Karnowski just found out Thursday that Polish TV has decided to carry Saturday’s game because of him. Everyone here has large fan bases, but he has a whole country watching him.
His teammates are no help in our one-and-done search, either. A senior, two redshirt juniors, a redshirt sophomore and the pride of Torun, Poland. That’s the Zags’ starting lineup.
Next, we’ll try Oregon.
Tyler Dorsey? No. The hottest player in the tournament this side of Sindarus Thornwell is on his 75th game with Oregon. Jordan Bell and Dillon Brooks? Been there forever. Don’t even think about Dylan Ennis. This is his third school — and third time zone. He transferred from Rice to Villanova to Oregon, and with an injury redshirt year mixed in, he’s 25 and on his sixth season. There are one-and-dones who have been traded in the NBA by his age. Twice.
“I’m sure everybody went through their journey, everybody went through their ups and downs in their basketball career,” he says, sitting at his locker. “But personally I do feel like this means more to me than anybody who will step on that court. I’ve been doing this for six years now, and this finally is the end. Whether that ends great or ends bad, my journey has been something you can’t write in a book. The dream never faded.”
He might be the old guy, but he’s rested only 11 minutes in four NCAA tournament games.
“I’m going to keep going because I know I don’t get another chance at this,” he says.
Last year, he was with Oregon teammates watching his old team, Villanova, when the championship. It had to feel a little odd.
“My phone blew up. ‘Dylan are you glad you left?’ It was fine. I congratulated them. I still talk to them now. I made the decision to leave, and everything worked out for me and for them.
“I think Sports Illustrated deemed me the unluckiest basketball player in the world. But hey, I’m not unlucky now.”
He’s six-and-done. So last chance, North Carolina.

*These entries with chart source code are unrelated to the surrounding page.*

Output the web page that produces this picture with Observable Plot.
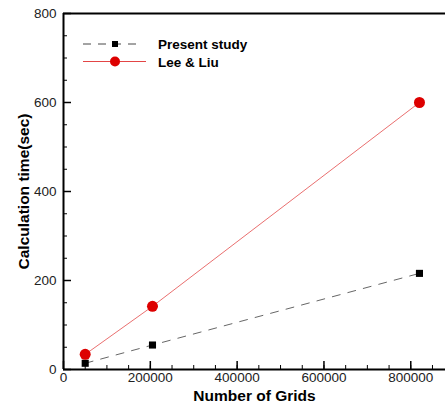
<!DOCTYPE html>
<html><head><meta charset="utf-8">
<script src="https://cdn.jsdelivr.net/npm/d3@7"></script>
<script src="https://cdn.jsdelivr.net/npm/@observablehq/plot@0.6"></script>
<style>
body{margin:0;background:#fff;font-family:"Liberation Sans",Arial,sans-serif;}
#wrap{position:relative;width:445px;height:405px;overflow:hidden;}
svg{font-family:"Liberation Sans",Arial,sans-serif;}
g[aria-label="y-axis label"] text, g[aria-label="x-axis label"] text{font-weight:bold;font-size:15.5px;fill:#000;}
g[aria-label="x-axis tick label"] text{font-size:13.5px;fill:#222;}
g[aria-label="y-axis tick label"] text{font-size:13.5px;fill:#222;}
#legend{position:absolute;left:0;top:0;}
</style></head>
<body><div id="wrap"></div>
<script>
const grids = [50000, 205000, 820000];
const presentStudy = [14, 55, 216];
const leeLiu = [34, 142, 600];
const seriesNames = ["Present study", "Lee & Liu"];
const xTicks = [0, 200000, 400000, 600000, 800000];
const yTicks = [0, 200, 400, 600, 800];

const present = grids.map((g, i) => ({x: g, y: presentStudy[i]}));
const lee = grids.map((g, i) => ({x: g, y: leeLiu[i]}));
const red = "#dd0000";

const xMinor = d3.range(0, 900001, 50000);
const yMinor = d3.range(0, 801, 50);

const chart = Plot.plot({
  width: 445, height: 405,
  marginLeft: 63, marginTop: 13, marginBottom: 36, marginRight: 0,
  x: {domain: [0, 880000], label: "Number of Grids", labelArrow: "none"},
  y: {domain: [0, 800], label: "Calculation time(sec)", labelArrow: "none"},
  marks: [
    Plot.axisX(xMinor, {tickSize: -4, text: null, label: null, strokeWidth: 1}),
    Plot.axisX(xTicks, {tickSize: -8, text: null, label: null, strokeWidth: 1.5}),
    Plot.axisX(xTicks, {tickSize: 0, tickPadding: 3, tickFormat: d => String(d), label: "Number of Grids", labelArrow: "none", labelAnchor: "center", labelOffset: 31}),
    Plot.axisY(yMinor, {tickSize: -4, text: null, label: null, strokeWidth: 1}),
    Plot.axisY(yTicks, {tickSize: -8, text: null, label: null, strokeWidth: 1.5}),
    Plot.axisY(yTicks, {tickSize: 0, tickPadding: 7, label: "Calculation time(sec)", labelArrow: "none", labelAnchor: "center", labelOffset: 46}),
    Plot.ruleX([0], {strokeWidth: 2}),
    Plot.ruleY([0], {strokeWidth: 2}),
    Plot.ruleY([800], {strokeWidth: 2}),
    Plot.line(present, {x: "x", y: "y", stroke: "#555", strokeWidth: 0.9, strokeDasharray: "8,8"}),
    Plot.line(lee, {x: "x", y: "y", stroke: "#e03030", strokeWidth: 0.7}),
    Plot.dot(present, {x: "x", y: "y", symbol: "square", r: 4, fill: "#000"}),
    Plot.dot(lee, {x: "x", y: "y", r: 5.5, fill: red})
  ]
});
document.getElementById("wrap").appendChild(chart);

// legend overlay
const leg = d3.select("#wrap").append("svg").attr("id", "legend").attr("width", 445).attr("height", 405);
const rows = [
  {name: seriesNames[0], color: "#333", dash: "8,7", sym: "square"},
  {name: seriesNames[1], color: "#e03030", dash: null, sym: "circle"}
];
rows.forEach((r, i) => {
  const y = 44 + i * 17.5;
  leg.append("line").attr("x1", 83).attr("x2", r.sym === "square" ? 140 : 146).attr("y1", y).attr("y2", y)
    .attr("stroke", r.color).attr("stroke-width", 0.9).attr("stroke-dasharray", r.dash);
  if (r.sym === "square") leg.append("rect").attr("x", 112).attr("y", y - 3).attr("width", 6).attr("height", 6).attr("fill", "#000");
  else leg.append("circle").attr("cx", 115).attr("cy", y).attr("r", 5).attr("fill", red);
  leg.append("text").attr("x", 158).attr("y", y + 5).text(r.name)
    .attr("font-weight", "bold").attr("font-size", 13.5).attr("font-family", "Liberation Sans, Arial, sans-serif");
});
</script></body></html>
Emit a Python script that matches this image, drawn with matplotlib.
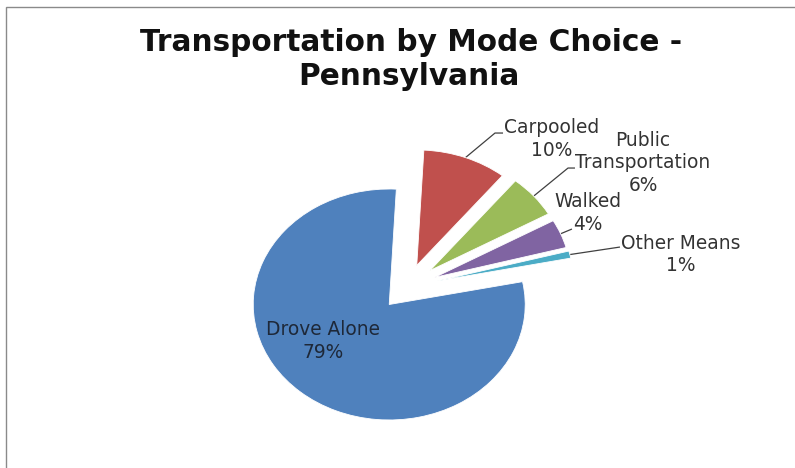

Forget it. The Tar Heels’ lineup has been around so long — a combined 596 Carolina games among the five starters — they bleed sky blue by now.
Here’s senior Isaiah Hicks. He might not be the best-known of the Tar Heel starters, but Saturday will be his 150th game. Only one other man in North Carolina history — Deon Thompson — has more.
“It’s crazy to think about that,” Hicks says. “I’ve been fortunate enough to not miss any games. It’s about being healthy and trying to get far in the tournament.”
He grew up not far from Chapel Hill, idolizing the Tar Heels. In the media guide, it says one of his wishes is to go back in time and watch Michael Jordan’s shot win the 1982 national championship. But now he could win his own, and he talks about how these Heels have hung together for so many years — North Carolina has not had a player transfer away since 2011 — and his last chance.
“Why not leave everything out there? Why not play like it’s the last time? Even the freshmen. You don’t want to say, ‘Oh, I’ve still got a few more years.’ Then you don’t play your hardest.
“It’s always the team with great chemistry that holds up that trophy. When everybody’s clicking, when everybody having fun together, that’s the best basketball a team plays.”
It’s hopeless. This is not the Final Four for one-and-dones. It’s about a 25-year-old sixth-year player, a veteran from Poland, a chance-taker from the coast of Africa, a North Carolina locker room of young men who say they are more resolute now because of what happened to them a year ago.
Something Martin said: “If I could coach one-and dones, I’d be more than happy. Because you’ve got pros on your team, you’ve got a chance to be real good. But there’s a difference. Seniors, you live together, you grow together. … I know I was completely different at 22 than I was at 18.”
Remember when we called this the Year of the Freshman? In fact, there were a bundle of them out there doing great things, wowing crowds and NBA scouts. But none of them are here.